When she was covered in red, she looked quite sinister. I thought she needed a skin. I took some old muslin cloth that my mother had used for her jam-making, soaked it in paste and wrapped it around her vivid flesh.
It was hard to make it not look like cloth, but I was happy with the result. She looked depleted. She looked as if her essence had been sucked out of her. I left one of her boobs hanging out as her body wasn’t caring about dignity anymore - a feeling any mother who has breastfed in public can relate to. I was very pleased with the result.
It took a while to dry, so I worked on some abstract pieces using the same techniques while I waited. I enjoyed the process so much that I was looking for excuses to work on it. I resented being asked to do anything other than make my sculptures. That’s when I know it’s good. I even imagined submitting my work to a gallery; one that might celebrate women or menopause. I looked a few up. The work they were exhibiting looked beige and overly quilted to me. Where was the blood-boiling red flesh?
A week passed. I showed a picture of the woman and the red abstract ball I was working on to friends. They said it looked “periody” or “intense”. The raised eyebrows horrified me. I knew I wouldn’t be able to put her on a pedestal in any gallery. When we look at women and blood, we think of periods, not life or energy or rage. When I looked at the sculptures again, I didn’t like them. The woman looked like an Egyptian mummy. The first abstract piece looked revolting.
So I did what any sane woman would do. I stripped all the muslin off the woman and the red tissue paper off the abstract work. Halfway through ripping the muslin off the woman, I realised it looked like her skin had been flayed. I took a picture thinking it looked great, but continued to rip it all off. I now had a pile of ripped muslin pieces contaminated with red tissue paper that looked like a pile of flayed skinn. I washed them.
I redid all the red tissue paper. I realised I should have left her with flaying skin when it was too late. Then I melted the polystyrene ball. I couldn’t wait to see what the void would look like.

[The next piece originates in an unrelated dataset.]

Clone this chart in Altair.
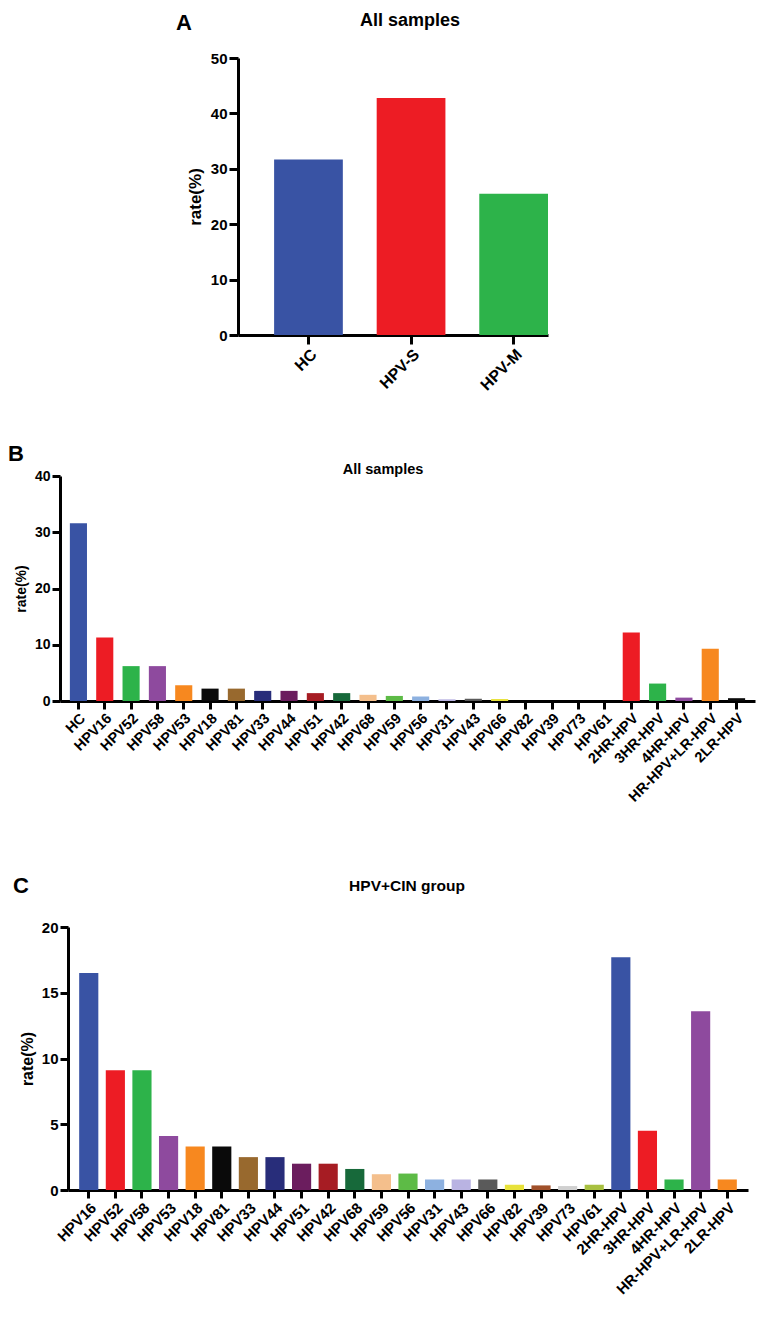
import altair as alt
import pandas as pd

FONT = "Liberation Sans"

# ---------------- data ----------------
a_cats = ["HC", "HPV-S", "HPV-M"]
a_vals = [31.7, 42.8, 25.5]

b_cats = ["HC", "HPV16", "HPV52", "HPV58", "HPV53", "HPV18", "HPV81", "HPV33",
          "HPV44", "HPV51", "HPV42", "HPV68", "HPV59", "HPV56", "HPV31", "HPV43",
          "HPV66", "HPV82", "HPV39", "HPV73", "HPV61", "2HR-HPV", "3HR-HPV",
          "4HR-HPV", "HR-HPV+LR-HPV", "2LR-HPV"]
b_vals = [31.6, 11.3, 6.2, 6.2, 2.8, 2.2, 2.2, 1.8, 1.8, 1.4, 1.4, 1.1, 0.9,
          0.8, 0.3, 0.4, 0.35, 0.0, 0.0, 0.0, 0.0, 12.2, 3.1, 0.6, 9.3, 0.5]

c_cats = ["HPV16", "HPV52", "HPV58", "HPV53", "HPV18", "HPV81", "HPV33",
          "HPV44", "HPV51", "HPV42", "HPV68", "HPV59", "HPV56", "HPV31", "HPV43",
          "HPV66", "HPV82", "HPV39", "HPV73", "HPV61", "2HR-HPV", "3HR-HPV",
          "4HR-HPV", "HR-HPV+LR-HPV", "2LR-HPV"]
c_vals = [16.5, 9.1, 9.1, 4.1, 3.3, 3.3, 2.5, 2.5, 2.0, 2.0, 1.6, 1.2, 1.25,
          0.8, 0.8, 0.8, 0.4, 0.35, 0.3, 0.4, 17.7, 4.5, 0.8, 13.6, 0.8]

palette = ["#3953a4", "#ed1c24", "#2db34a", "#8e4a9e", "#f7881f", "#0a0a0a",
           "#98692e", "#282d7a", "#6b1d5e", "#a61c23", "#17693a", "#f4bf8c",
           "#5dbb46", "#8db1e0", "#b9b3e2", "#5a5a5a", "#e8e23a", "#a0502a",
           "#d0d0d0", "#a8c040"]


def text_layer(txt, x, y, size, align="left", baseline="middle", opacity=1.0,
               bold=True):
    return alt.Chart(pd.DataFrame({"t": [txt]})).mark_text(
        font=FONT, fontWeight="bold" if bold else "normal", fontSize=size,
        align=align, baseline=baseline, color="black", opacity=opacity
    ).encode(text="t:N", x=alt.value(x), y=alt.value(y))


def panel(cats, vals, letter, title, w, h, ymax, ystep, *, pi, po, align,
          lab_fs, tick_fs, ytitle_fs, title_fs, title_x, title_y,
          letter_x, letter_y, box, dom_w, tick_len):
    colors = [palette[i % len(palette)] for i in range(len(cats))]
    df = pd.DataFrame({"cat": cats, "val": vals})
    bars = alt.Chart(df).mark_bar().encode(
        x=alt.X("cat:N", sort=cats,
                scale=alt.Scale(paddingInner=pi, paddingOuter=po, align=align),
                axis=alt.Axis(title=None, labelAngle=-45, labelFont=FONT,
                              labelFontWeight="bold", labelFontSize=lab_fs,
                              labelColor="black", domainColor="black",
                              domainWidth=dom_w, tickColor="black",
                              tickWidth=dom_w, tickSize=tick_len,
                              labelPadding=2)),
        y=alt.Y("val:Q", scale=alt.Scale(domain=[0, ymax], nice=False),
                axis=alt.Axis(title="rate(%)", values=list(range(0, ymax + 1, ystep)),
                              grid=False, labelFont=FONT, labelFontWeight="bold",
                              labelFontSize=tick_fs, labelColor="black",
                              domainColor="black", domainWidth=dom_w,
                              tickColor="black", tickWidth=dom_w,
                              tickSize=tick_len, labelPadding=2,
                              titleFont=FONT, titleFontWeight="bold",
                              titleFontSize=ytitle_fs, titleColor="black",
                              titlePadding=6)),
        color=alt.Color("cat:N", scale=alt.Scale(domain=cats, range=colors),
                        legend=None),
    )
    lab = text_layer(letter, letter_x, letter_y, 22)
    ttl = text_layer(title, title_x, title_y, title_fs, align="center")
    # invisible corner markers that fix this panel's layout box
    x0, y0, x1, y1 = box
    tl = text_layer("X", x0, y0, 8, align="left", baseline="top", opacity=0)
    br = text_layer("X", x1, y1, 8, align="right", baseline="bottom", opacity=0)
    return alt.layer(bars, lab, ttl, tl, br).properties(width=w, height=h)


# Horizontal centering in the grid shifts each panel by (maxRight - right)/2:
# A shifted by 178 px, C by 8 px relative to B.
A = panel(a_cats, a_vals, "A", "All samples", 310, 277, 50, 10,
          pi=0.33, po=0.176, align=1.0, lab_fs=16, tick_fs=15, ytitle_fs=17,
          title_fs=18, title_x=172, title_y=-37,
          letter_x=-62, letter_y=-35, box=(-62, -50, 340, 385),
          dom_w=3, tick_len=9)

B = panel(b_cats, b_vals, "B", "All samples", 695, 225, 40, 10,
          pi=0.35, po=0.375, align=0.5, lab_fs=14.5, tick_fs=14, ytitle_fs=14,
          title_fs=14.5, title_x=323, title_y=-6,
          letter_x=-52, letter_y=-22, box=(-52, -33, 696, 387),
          dom_w=3, tick_len=8)

C = panel(c_cats, c_vals, "C", "HPV+CIN group", 680, 263, 20, 5,
          pi=0.28, po=0.42, align=0.5, lab_fs=15, tick_fs=15, ytitle_fs=16,
          title_fs=15.5, title_x=339, title_y=-41,
          letter_x=-55, letter_y=-41, box=(-55, -64, 680, 388),
          dom_w=3, tick_len=8)

chart = alt.concat(A, B, C, columns=1, spacing=0, center=True,
                   bounds="full").resolve_scale(
    color="independent"
).properties(
    padding=0
).configure_view(stroke=None)

chart.save("out.html", embed_options={"renderer": "svg", "actions": False})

It looked like her abdomen was a crazy loud mouth monster, with the boobs for eyes.
I hated it.
I reworked the abstract pieces - gluing screws to another polystyrene ball and all the leftover electrical components to another. I like them more without the red. I photographed them and manipulated the photos on my iPad using a variety of apps and filters. I enjoyed the process.
I now look at the woman differently. She still represents how I feel: too repulsive to look at. No one wants to see the rage, the void, or the pain. The only way a menopausal woman is going to be paraded on a t-shirt or a mug - the new billboards and galleries - is to be compliant and pleasant to look at.

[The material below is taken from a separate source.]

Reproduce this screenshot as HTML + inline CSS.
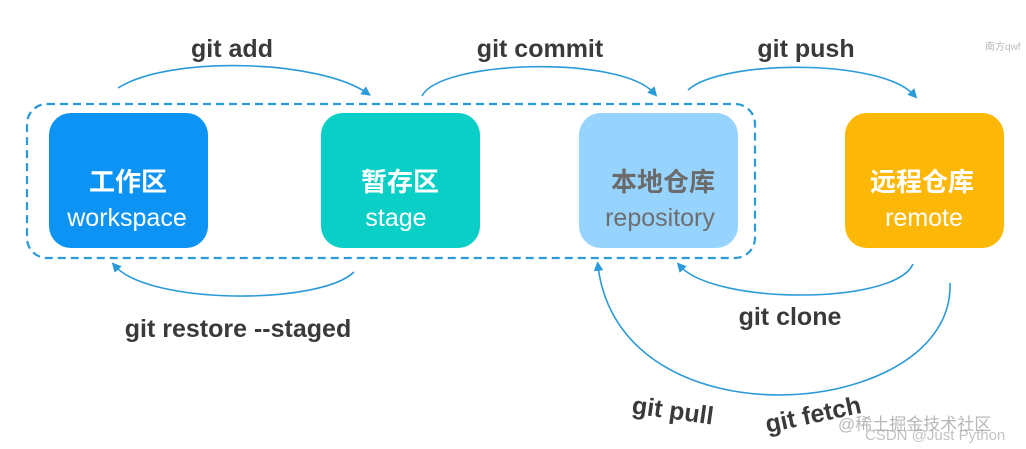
<!DOCTYPE html>
<html><head><meta charset="utf-8"><style>
html,body{margin:0;padding:0;background:#fff;}
svg{display:block;}
.lbl{font-family:"Liberation Sans","Noto Sans CJK SC",sans-serif;font-weight:bold;font-size:25px;fill:#3a3a3a;}
.cn{font-family:"Noto Sans CJK SC",sans-serif;font-weight:bold;font-size:26px;fill:#fff;}
.en{font-family:"Liberation Sans","Noto Sans CJK SC",sans-serif;font-size:25px;fill:#fff;}
.c{fill:none;stroke:#2a9ad8;stroke-width:1.6;}
</style></head><body>
<svg width="1026" height="449" viewBox="0 0 1026 449" xmlns="http://www.w3.org/2000/svg">
<defs><marker id="a" markerWidth="6" markerHeight="6" refX="3" refY="3" orient="auto"><path d="M0,0 L6,3 L0,6 Z" fill="#2a9ad8"/></marker></defs>
<rect x="27" y="104" width="728" height="154" rx="20" fill="none" stroke="#2a9ad8" stroke-width="2.2" stroke-dasharray="8,5"/>
<rect x="49" y="113" width="159" height="135" rx="22" fill="#0d93f3"/>
<rect x="321" y="113" width="159" height="135" rx="22" fill="#0acfc6"/>
<rect x="579" y="113" width="159" height="135" rx="22" fill="#96d3fd"/>
<rect x="845" y="113" width="159" height="135" rx="22" fill="#fdb807"/>
<text class="cn" x="128" y="191" text-anchor="middle">工作区</text>
<text class="en" x="127" y="226" text-anchor="middle">workspace</text>
<text class="cn" x="400" y="191" text-anchor="middle">暂存区</text>
<text class="en" x="396" y="226" text-anchor="middle">stage</text>
<text class="cn" x="663" y="191" text-anchor="middle" style="fill:#6b6b6b">本地仓库</text>
<text class="en" x="660" y="226" text-anchor="middle" style="fill:#6e6e6e">repository</text>
<text class="cn" x="922" y="191" text-anchor="middle">远程仓库</text>
<text class="en" x="924" y="226" text-anchor="middle">remote</text>
<path class="c" d="M118,88 C170,55 320,60 367,93" marker-end="url(#a)"/>
<path class="c" d="M422,96 C440,60 620,55 654,93" marker-end="url(#a)"/>
<path class="c" d="M688,90 C720,60 880,58 914,95" marker-end="url(#a)"/>
<path class="c" d="M354,272 C320,305 150,305 115,266" marker-end="url(#a)"/>
<path class="c" d="M913,264 C895,305 715,305 680,266" marker-end="url(#a)"/>
<path class="c" d="M950,283 C955,420 620,450 598,266" marker-end="url(#a)"/>
<text class="lbl" x="232" y="57" text-anchor="middle">git add</text>
<text class="lbl" x="540" y="57" text-anchor="middle">git commit</text>
<text class="lbl" x="806" y="57" text-anchor="middle">git push</text>
<text class="lbl" x="238" y="337" text-anchor="middle">git restore --staged</text>
<text class="lbl" x="790" y="325" text-anchor="middle">git clone</text>
<text class="lbl" x="673" y="419" text-anchor="middle" transform="rotate(8 673 410)">git pull</text>
<text class="lbl" x="813" y="423" text-anchor="middle" transform="rotate(-12 813 414)">git fetch</text>
<text x="985" y="50" font-family="Liberation Sans,Noto Sans CJK SC,sans-serif" font-size="10" fill="#bbb">南方qwf</text>
<text x="838" y="430" font-family="Liberation Sans,Noto Sans CJK SC,sans-serif" font-size="17" fill="#999" opacity="0.7">@稀土掘金技术社区</text>
<text x="865" y="440" font-family="Liberation Sans,sans-serif" font-size="15" fill="#999" opacity="0.6">CSDN @Just Python</text>
</svg>
</body></html>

Nothing has changed in this world.
However, I have changed. The process of making the woman has changed me. It made me accept what I was going through. I was once diagnosed by a health practitioner by showing her a photo of a sculpture I had just made back in my early twenties. All I created was an updated version of that. My sculptures are visual diaries of my feelings when words fail. They don’t need to go in a gallery - thank god, I can’t lie or arse lick! They don’t need to be sold; they don’t need to do anything other than be created and then stare back at me. They have served their purpose. She can continue to swing her legs over the wall until I need her again.

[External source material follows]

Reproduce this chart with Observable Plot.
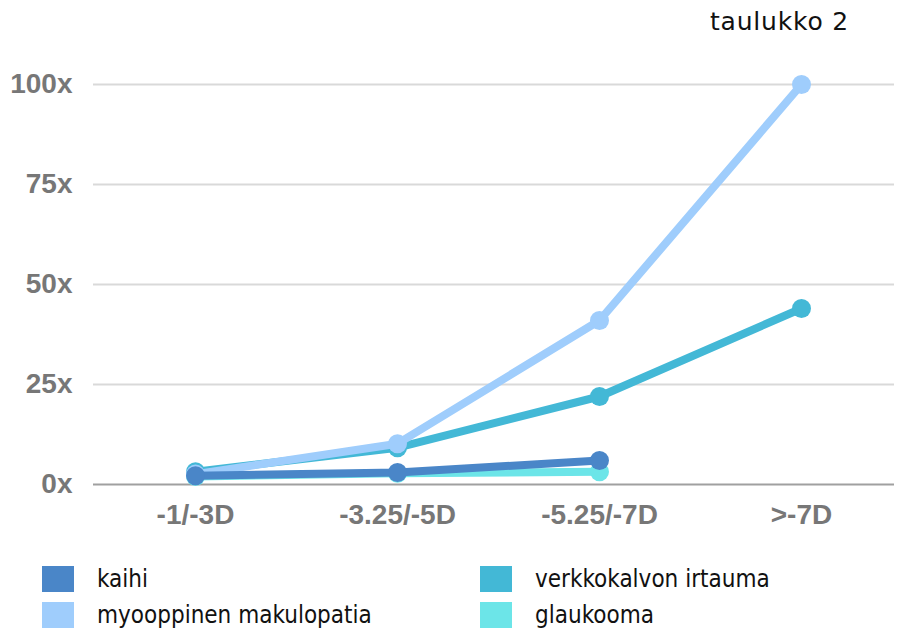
<!DOCTYPE html>
<html>
<head>
<meta charset="utf-8">
<script src="https://cdn.jsdelivr.net/npm/d3@7"></script>
<script src="https://cdn.jsdelivr.net/npm/@observablehq/plot@0.6"></script>
<style>
  html, body { margin: 0; padding: 0; background: #fff; }
  #wrap { position: relative; width: 897px; height: 629px; overflow: hidden; }
  #title { position: absolute; left: 710px; top: 7px; font-family: "DejaVu Sans", sans-serif; font-size: 25px; color: #111; letter-spacing: 0.8px; }
  #chart { position: absolute; left: 0; top: 0; }
  .leg { position: absolute; display: flex; align-items: center; font-family: "Liberation Sans Narrow", "DejaVu Sans Condensed", "DejaVu Sans", sans-serif; font-stretch: condensed; font-size: 24px; line-height: 24px; color: #111; }
  .sw { width: 32px; height: 26px; margin-right: 23px; }
</style>
</head>
<body>
<div id="wrap">
  <div id="chart"></div>
  <div id="title">taulukko 2</div>
  <div id="legend"></div>
</div>
<script>
const categories = ["-1/-3D", "-3.25/-5D", "-5.25/-7D", ">-7D"];
const seriesNames = ["kaihi", "verkkokalvon irtauma", "myooppinen makulopatia", "glaukooma"];
const kaihi = [2.2, 3, 6, null];
const verkkokalvon = [3.2, 9.2, 22, 44];
const myooppinen = [2.6, 10.2, 41, 100];
const glaukooma = [2, 2.8, 3.2, null];
const yTicks = [0, 25, 50, 75, 100];
const colors = {
  "kaihi": "#4a86c8",
  "verkkokalvon irtauma": "#43b8d6",
  "myooppinen makulopatia": "#9fcdfc",
  "glaukooma": "#6ce5e8"
};

const seriesValues = {
  "kaihi": kaihi,
  "verkkokalvon irtauma": verkkokalvon,
  "myooppinen makulopatia": myooppinen,
  "glaukooma": glaukooma
};
function rows(name) {
  return categories.map((c, i) => ({cat: c, value: seriesValues[name][i], series: name}))
    .filter(d => d.value != null);
}
const drawOrder = ["glaukooma", "verkkokalvon irtauma", "myooppinen makulopatia", "kaihi"];

const marks = [
  Plot.ruleY(yTicks.filter(d => d > 0), {y: d => d, stroke: "#d9d9d9", strokeWidth: 2}),
  Plot.ruleY([0], {y: d => d, stroke: "#a0a0a0", strokeWidth: 2}),
  Plot.axisY({ticks: yTicks, tickFormat: d => d + "x", tickSize: 0, tickPadding: 21}),
  Plot.axisX({tickSize: 0, tickPadding: 20})
];
for (const name of drawOrder) {
  const r = rows(name);
  marks.push(Plot.line(r, {x: "cat", y: "value", stroke: colors[name], strokeWidth: 8, strokeLinecap: "round", strokeLinejoin: "round"}));
  marks.push(Plot.dot(r, {x: "cat", y: "value", r: 9.5, fill: colors[name], stroke: "none"}));
}

const chart = Plot.plot({
  width: 897,
  height: 540,
  marginLeft: 93,
  marginRight: 3,
  marginTop: 84,
  marginBottom: 56,
  style: {fontFamily: "'Liberation Sans', Arial, sans-serif", fontSize: "28px", fontWeight: "bold", color: "#777", background: "transparent"},
  x: {type: "point", domain: categories, range: [194, 801], padding: 0, label: null},
  y: {domain: [0, 100], label: null},
  marks
});
document.getElementById("chart").appendChild(chart);

const legendPos = [
  {name: "kaihi", left: 42, top: 566},
  {name: "verkkokalvon irtauma", left: 480, top: 566},
  {name: "myooppinen makulopatia", left: 42, top: 602},
  {name: "glaukooma", left: 480, top: 602}
];
const leg = document.getElementById("legend");
for (const p of legendPos) {
  const d = document.createElement("div");
  d.className = "leg";
  d.style.left = p.left + "px";
  d.style.top = p.top + "px";
  const s = document.createElement("div");
  s.className = "sw";
  s.style.background = colors[p.name];
  d.appendChild(s);
  const t = document.createElement("span");
  t.textContent = p.name;
  d.appendChild(t);
  leg.appendChild(d);
}
</script>
</body>
</html>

I am wondering now as I write this: is there a part of this sculpture that represents my grief too? The rawness of my emotions has only reached its peak this year after losing my mother. It is not just a coincidence that I used her muslin to wrap around me. I have kept the muslin by the way; it will get used again. I am angry and in pain. I have lost the one that held me inside that void.
I was consumed by emotion when I made this sculpture. The emotions didn’t feel the same a week later; they had been expunged. I don’t feel better, but I feel more aware.